The smart money keeps saying Trump and Carson are bound to go away eventually, but, as The New Yorker's Amy Davidson pointed out the other day, no one ever says how.

Jeb finally showed some life, but just a little. Can he possibly recover? Kasich showed a lot of life, but the focus groups found him aggressive and rude, which is quite a feat when you're sharing a stage with Trump and Ted Cruz. The other establishment pick is Chris Christie, who dominated his debate — the kiddie table debate.

Two other things happened during the immigration discussion, by the way. Marco Rubio — who had helped write the comprehensive immigration bill that passed the Senate before he turned his back on it (the bill and the Senate) — didn't say a word, and the much-praised moderators didn't bother to call him on it. For him, that was a win-win. Meanwhile, getting the last word was Cruz, who spoke out against amnesty, the one word guaranteed to energize the base. That's when he wasn't talking about the gold standard or maybe privatizing Social Security.

Rubio and Cruz were the consensus winners of the debate because, it turns out, they're the best debaters on the stage. They won the last debate, too.

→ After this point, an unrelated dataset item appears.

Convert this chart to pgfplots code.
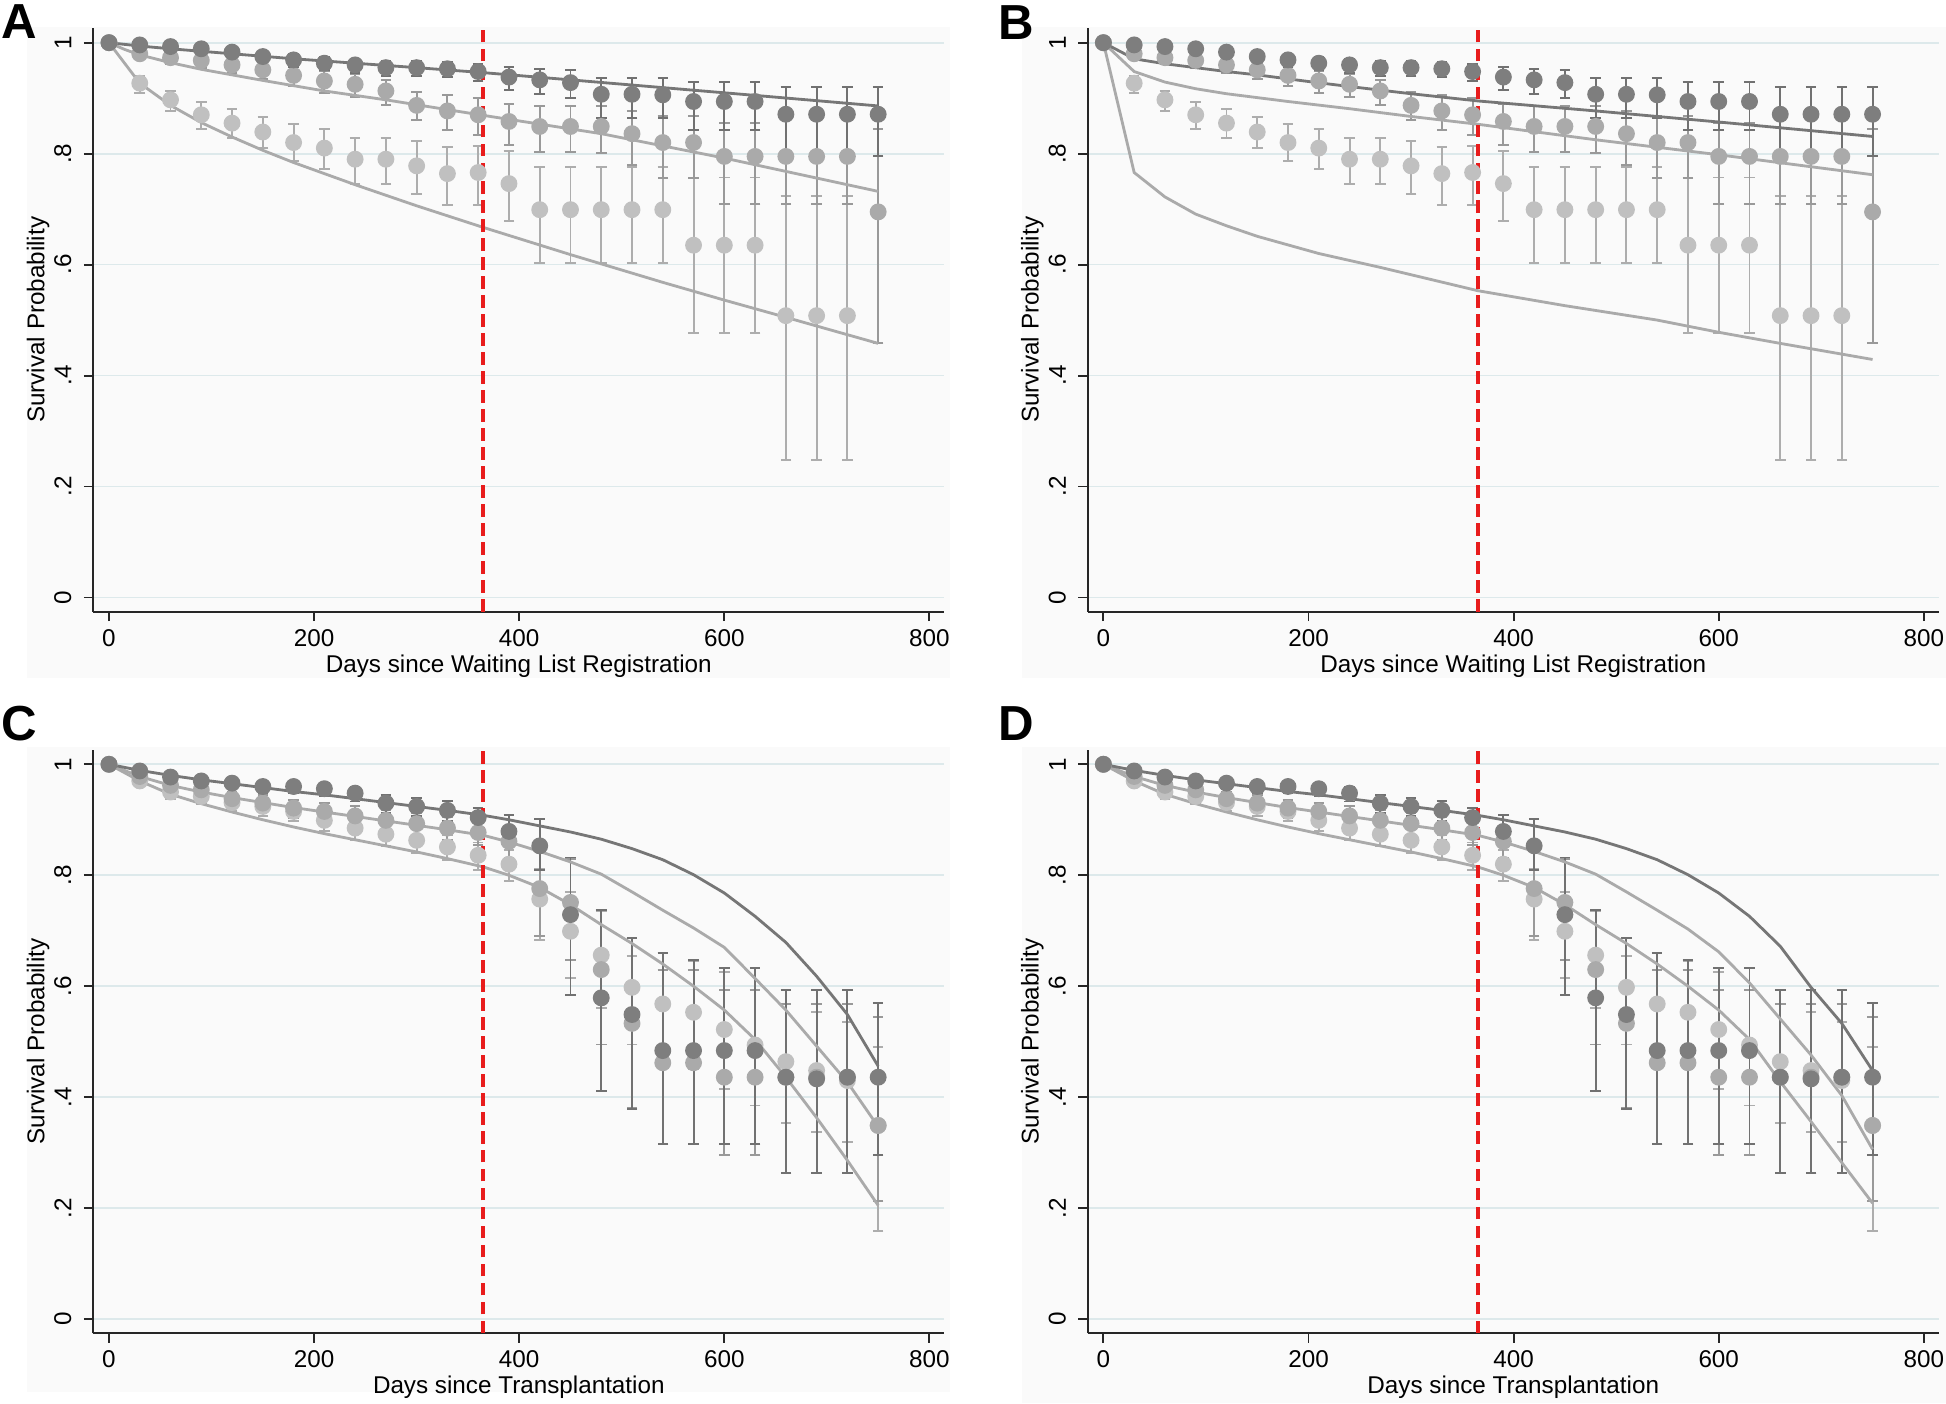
\documentclass[border=0pt]{standalone}
\usepackage{pgfplots}
\pgfplotsset{compat=1.18}
\usepackage{pgfplotstable}
\usepackage{fontspec}
\setmainfont{Liberation Sans}

\definecolor{gridc}{RGB}{221,233,235}
\definecolor{darkm}{RGB}{126,126,126}
\definecolor{midm}{RGB}{170,170,170}
\definecolor{lightm}{RGB}{192,192,192}
\definecolor{darkc}{RGB}{118,118,118}
\definecolor{lightc}{RGB}{170,170,170}
\definecolor{bgc}{RGB}{250,250,250}
\definecolor{redl}{RGB}{232,28,28}

% ---------- Kaplan-Meier estimates: waiting list (panels A, B) ----------
\pgfplotstableread{
t s lo hi
0 1 1 1
30 0.996 0.991 1.000
60 0.993 0.986 0.998
90 0.989 0.981 0.995
120 0.983 0.973 0.990
150 0.975 0.964 0.984
180 0.969 0.957 0.979
210 0.963 0.950 0.974
240 0.960 0.946 0.971
270 0.955 0.940 0.967
300 0.955 0.940 0.967
330 0.953 0.938 0.966
360 0.948 0.931 0.962
390 0.938 0.914 0.957
420 0.933 0.907 0.953
450 0.928 0.900 0.950
480 0.907 0.865 0.937
510 0.907 0.865 0.937
540 0.906 0.865 0.937
570 0.894 0.843 0.929
600 0.894 0.843 0.929
630 0.894 0.843 0.929
660 0.871 0.795 0.920
690 0.871 0.795 0.920
720 0.871 0.795 0.920
750 0.871 0.795 0.920
}\WLd
\pgfplotstableread{
t s lo hi
0 1 1 1
30 0.980 0.970 0.988
60 0.973 0.961 0.983
90 0.968 0.954 0.979
120 0.960 0.945 0.972
150 0.951 0.934 0.965
180 0.941 0.922 0.957
210 0.931 0.910 0.948
240 0.925 0.902 0.943
270 0.913 0.888 0.933
300 0.887 0.860 0.911
330 0.877 0.842 0.905
360 0.870 0.834 0.900
390 0.858 0.815 0.890
420 0.849 0.803 0.886
450 0.849 0.803 0.886
480 0.849 0.802 0.886
510 0.836 0.780 0.877
540 0.820 0.756 0.868
570 0.820 0.756 0.868
600 0.795 0.710 0.856
630 0.795 0.710 0.856
660 0.795 0.709 0.860
690 0.795 0.709 0.860
720 0.795 0.709 0.860
750 0.695 0.458 0.845
}\WLm
\pgfplotstableread{
t s lo hi
0 1 1 1
30 0.927 0.909 0.940
60 0.897 0.877 0.913
90 0.870 0.845 0.893
120 0.855 0.828 0.881
150 0.839 0.810 0.866
180 0.820 0.786 0.853
210 0.810 0.772 0.845
240 0.790 0.746 0.828
270 0.790 0.746 0.828
300 0.778 0.728 0.822
330 0.764 0.707 0.812
360 0.766 0.707 0.814
390 0.746 0.678 0.804
420 0.699 0.603 0.776
450 0.699 0.603 0.776
480 0.699 0.603 0.776
510 0.699 0.603 0.776
540 0.699 0.603 0.776
570 0.635 0.476 0.757
600 0.635 0.476 0.757
630 0.635 0.476 0.757
660 0.508 0.248 0.723
690 0.508 0.248 0.723
720 0.508 0.248 0.723
}\WLl

% ---------- Kaplan-Meier estimates: after transplantation (panels C, D) ----------
\pgfplotstableread{
t s lo hi
0 1 1 1
30 0.988 0.982 0.993
60 0.977 0.969 0.984
90 0.970 0.960 0.978
120 0.966 0.955 0.975
150 0.960 0.948 0.970
180 0.960 0.948 0.970
210 0.956 0.943 0.967
240 0.948 0.933 0.960
270 0.930 0.913 0.945
300 0.924 0.906 0.940
330 0.917 0.898 0.934
360 0.904 0.884 0.922
390 0.879 0.850 0.908
420 0.853 0.810 0.901
450 0.729 0.585 0.832
480 0.579 0.411 0.738
510 0.549 0.379 0.687
540 0.484 0.316 0.660
570 0.484 0.316 0.648
600 0.484 0.316 0.632
630 0.484 0.316 0.632
660 0.436 0.263 0.594
690 0.433 0.263 0.594
720 0.436 0.263 0.594
750 0.436 0.295 0.570
}\TXd
\pgfplotstableread{
t s lo hi
0 1 1 1
30 0.978 0.970 0.985
60 0.962 0.951 0.971
90 0.954 0.941 0.965
120 0.938 0.923 0.951
150 0.930 0.914 0.944
180 0.921 0.904 0.936
210 0.915 0.897 0.931
240 0.907 0.888 0.924
270 0.899 0.879 0.917
300 0.893 0.872 0.912
330 0.885 0.863 0.905
360 0.877 0.854 0.898
390 0.861 0.832 0.886
420 0.776 0.690 0.845
450 0.751 0.648 0.830
480 0.630 0.495 0.738
510 0.533 0.380 0.687
540 0.462 0.316 0.630
570 0.462 0.316 0.630
600 0.436 0.295 0.593
630 0.436 0.295 0.593
660 0.436 0.263 0.568
690 0.436 0.263 0.568
720 0.436 0.263 0.568
750 0.349 0.213 0.545
}\TXm
\pgfplotstableread{
t s lo hi
0 1 1 1
30 0.970 0.961 0.978
60 0.950 0.937 0.961
90 0.942 0.928 0.955
120 0.931 0.915 0.945
150 0.924 0.907 0.939
180 0.915 0.897 0.931
210 0.899 0.879 0.916
240 0.885 0.864 0.904
270 0.874 0.852 0.894
300 0.863 0.840 0.884
330 0.851 0.827 0.873
360 0.836 0.810 0.859
390 0.820 0.790 0.846
420 0.757 0.683 0.812
450 0.699 0.615 0.770
480 0.656 0.560 0.735
510 0.598 0.495 0.655
540 0.568 0.460 0.660
570 0.553 0.450 0.645
600 0.522 0.415 0.625
630 0.494 0.385 0.593
660 0.464 0.353 0.568
690 0.448 0.337 0.553
720 0.430 0.320 0.535
750 0.349 0.158 0.490
}\TXl

\pgfplotsset{
  stataaxis/.style={
    scale only axis, width=85.1mm, height=58.37mm,
    xmin=-15.3, xmax=814.5, ymin=-0.0256, ymax=1.0265,
    axis x line*=bottom, axis y line*=left,
    axis line style={-, line width=0.55pt, draw=black!85},
    xtick={0,200,400,600,800}, xticklabels={0,200,400,600,800},
    ytick={0,0.2,0.4,0.6,0.8,1}, yticklabels={0,.2,.4,.6,.8,1},
    tick align=outside, major tick length=0.95mm,
    every tick/.style={line width=0.55pt, black!85},
    ymajorgrids, grid style={line width=0.5pt, gridc},
    yticklabel style={rotate=90, anchor=south},
    xticklabel style={yshift=0.45mm},
    tick label style={font=\fontsize{6.9}{8}\selectfont},
    label style={font=\fontsize{6.9}{8}\selectfont},
    ylabel={Survival Probability},
    ylabel style={at={(axis description cs:-0.065,0.5)}, anchor=center},
    xlabel style={at={(axis description cs:0.5,-0.093)}, anchor=center},
  },
  km/.style={only marks, mark=*, mark size=2.2pt, color=#1,
    mark options={draw=#1, fill=#1},
    error bars/.cd, y dir=both, y explicit,
    error bar style={line width=0.55pt, color=#1!90!black},
    error mark options={rotate=90, line width=0.55pt, mark size=1.5pt, color=#1!90!black}},
  fit/.style={no marks, line width=0.8pt, color=#1},
  cut/.style={no marks, line width=1.1pt, color=redl, dash pattern=on 3.6pt off 1.8pt},
}
\newcommand\kmplot[2]{\addplot[km=#1] table[x=t, y=s,
  y error plus expr={\thisrow{hi}-\thisrow{s}},
  y error minus expr={\thisrow{s}-\thisrow{lo}}] {#2};}

\begin{document}
\begin{tikzpicture}
\useasboundingbox (0,0) rectangle (194.6mm,140.3mm);
\fill[bgc] (2.7mm,72.5mm) rectangle (95mm,137.6mm);
\fill[bgc] (102.2mm,72.5mm) rectangle (194.6mm,137.6mm);
\fill[bgc] (2.7mm,1.1mm) rectangle (95mm,65.6mm);
\fill[bgc] (102.2mm,0mm) rectangle (194.6mm,65.6mm);

% ---------------- A ----------------
\begin{axis}[stataaxis, at={(9.33mm,79.13mm)}, anchor=south west,
  xlabel={Days since Waiting List Registration}]
\kmplot{lightm}{\WLl}
\kmplot{midm}{\WLm}
\kmplot{darkm}{\WLd}
\addplot[fit=lightc] coordinates {(0,1) (30,0.927) (60,0.887) (90,0.856) (120,0.830) (150,0.806) (180,0.784) (240,0.744) (300,0.706) (365,0.667) (450,0.618) (540,0.568) (600,0.536) (660,0.505) (750,0.458)};
\addplot[fit=lightc] coordinates {(0,1) (15,0.988) (30,0.978) (60,0.964) (90,0.952) (120,0.942) (150,0.932) (210,0.913) (270,0.897) (365,0.869) (480,0.836) (600,0.792) (750,0.732)};
\addplot[fit=darkc] coordinates {(0,1) (30,0.994) (60,0.989) (120,0.980) (180,0.971) (240,0.963) (300,0.955) (365,0.946) (450,0.933) (540,0.919) (630,0.905) (750,0.886)};
\addplot[cut] coordinates {(365,-0.0256) (365,1.0265)};
\end{axis}

% ---------------- B ----------------
\begin{axis}[stataaxis, at={(108.77mm,79.13mm)}, anchor=south west,
  xlabel={Days since Waiting List Registration}]
\kmplot{lightm}{\WLl}
\kmplot{midm}{\WLm}
\kmplot{darkm}{\WLd}
\addplot[fit=lightc] coordinates {(0,1) (30,0.766) (60,0.722) (90,0.691) (120,0.670) (150,0.651) (210,0.620) (270,0.595) (365,0.553) (450,0.526) (540,0.500) (600,0.478) (660,0.458) (750,0.429)};
\addplot[fit=lightc] coordinates {(0,1) (30,0.948) (60,0.929) (90,0.917) (120,0.908) (180,0.894) (240,0.881) (300,0.867) (365,0.853) (480,0.825) (600,0.798) (750,0.762)};
\addplot[fit=darkc] coordinates {(0,1) (30,0.971) (60,0.962) (90,0.955) (120,0.948) (150,0.942) (200,0.930) (240,0.921) (300,0.908) (365,0.895) (480,0.877) (600,0.857) (750,0.831)};
\addplot[cut] coordinates {(365,-0.0256) (365,1.0265)};
\end{axis}

% ---------------- C ----------------
\begin{axis}[stataaxis, at={(9.33mm,6.97mm)}, anchor=south west,
  xlabel={Days since Transplantation}]
\kmplot{lightm}{\TXl}
\kmplot{midm}{\TXm}
\kmplot{darkm}{\TXd}
\addplot[fit=lightc] coordinates {(0,1) (30,0.970) (60,0.946) (90,0.929) (120,0.914) (150,0.900) (180,0.887) (210,0.875) (240,0.864) (270,0.853) (300,0.842) (330,0.830) (365,0.815) (390,0.800) (420,0.778) (450,0.747) (480,0.711) (510,0.677) (540,0.640) (570,0.600) (600,0.557) (630,0.504) (660,0.436) (690,0.363) (720,0.286) (750,0.205)};
\addplot[fit=lightc] coordinates {(0,1) (30,0.978) (60,0.962) (90,0.950) (120,0.940) (150,0.931) (180,0.922) (210,0.914) (240,0.906) (270,0.898) (300,0.890) (330,0.882) (365,0.872) (390,0.860) (420,0.843) (450,0.824) (480,0.802) (510,0.770) (540,0.737) (570,0.705) (600,0.670) (630,0.614) (660,0.557) (690,0.492) (720,0.427) (750,0.347)};
\addplot[fit=darkc] coordinates {(0,1) (30,0.989) (60,0.980) (90,0.972) (120,0.965) (150,0.958) (180,0.951) (210,0.945) (240,0.938) (270,0.931) (300,0.924) (330,0.917) (365,0.908) (390,0.900) (420,0.889) (450,0.878) (480,0.865) (510,0.848) (540,0.828) (570,0.801) (600,0.768) (630,0.726) (660,0.679) (690,0.618) (720,0.549) (750,0.456)};
\addplot[cut] coordinates {(365,-0.0256) (365,1.0265)};
\end{axis}

% ---------------- D ----------------
\begin{axis}[stataaxis, at={(108.77mm,6.97mm)}, anchor=south west,
  xlabel={Days since Transplantation}]
\kmplot{lightm}{\TXl}
\kmplot{midm}{\TXm}
\kmplot{darkm}{\TXd}
\addplot[fit=lightc] coordinates {(0,1) (30,0.970) (60,0.946) (90,0.929) (120,0.914) (150,0.900) (180,0.887) (210,0.875) (240,0.864) (270,0.853) (300,0.842) (330,0.830) (365,0.815) (390,0.800) (420,0.778) (450,0.747) (480,0.711) (510,0.677) (540,0.640) (570,0.600) (600,0.557) (630,0.504) (660,0.428) (690,0.356) (720,0.282) (750,0.209)};
\addplot[fit=lightc] coordinates {(0,1) (30,0.978) (60,0.962) (90,0.950) (120,0.940) (150,0.931) (180,0.922) (210,0.914) (240,0.906) (270,0.898) (300,0.890) (330,0.882) (365,0.872) (390,0.860) (420,0.843) (450,0.824) (480,0.802) (510,0.770) (540,0.737) (570,0.703) (600,0.662) (630,0.606) (660,0.541) (690,0.476) (720,0.403) (750,0.306)};
\addplot[fit=darkc] coordinates {(0,1) (30,0.989) (60,0.980) (90,0.972) (120,0.965) (150,0.958) (180,0.951) (210,0.945) (240,0.938) (270,0.931) (300,0.924) (330,0.917) (365,0.908) (390,0.900) (420,0.889) (450,0.878) (480,0.865) (510,0.848) (540,0.828) (570,0.801) (600,0.768) (630,0.726) (660,0.672) (690,0.598) (720,0.533) (750,0.448)};
\addplot[cut] coordinates {(365,-0.0256) (365,1.0265)};
\end{axis}

% panel letters
\node[font=\fontsize{14}{16}\selectfont\bfseries] at (1.95mm,138.15mm) {A};
\node[font=\fontsize{14}{16}\selectfont\bfseries] at (101.6mm,138.0mm) {B};
\node[font=\fontsize{14}{16}\selectfont\bfseries] at (1.95mm,67.9mm) {C};
\node[font=\fontsize{14}{16}\selectfont\bfseries] at (101.6mm,67.9mm) {D};
\end{tikzpicture}
\end{document}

They've both moved into the low double digits in the polls, and the betting markets now have Rubio as the establishment favorite and certainly the one candidate most worrying to the Democrats. Cruz's plan, meantime, is to capture the Trump/Carson vote when/if they implode.

We're at halftime, more or less, in the GOP primary season. It's five weeks before the next debate. It's also, uh, holiday season. And we're looking at what: If it's not Rubio v. Cruz, is it Rubio v. Cruz v. Carson v. Trump?

I haven't asked the Clinton people or the Bush people, but how many high fives do you think that's worth?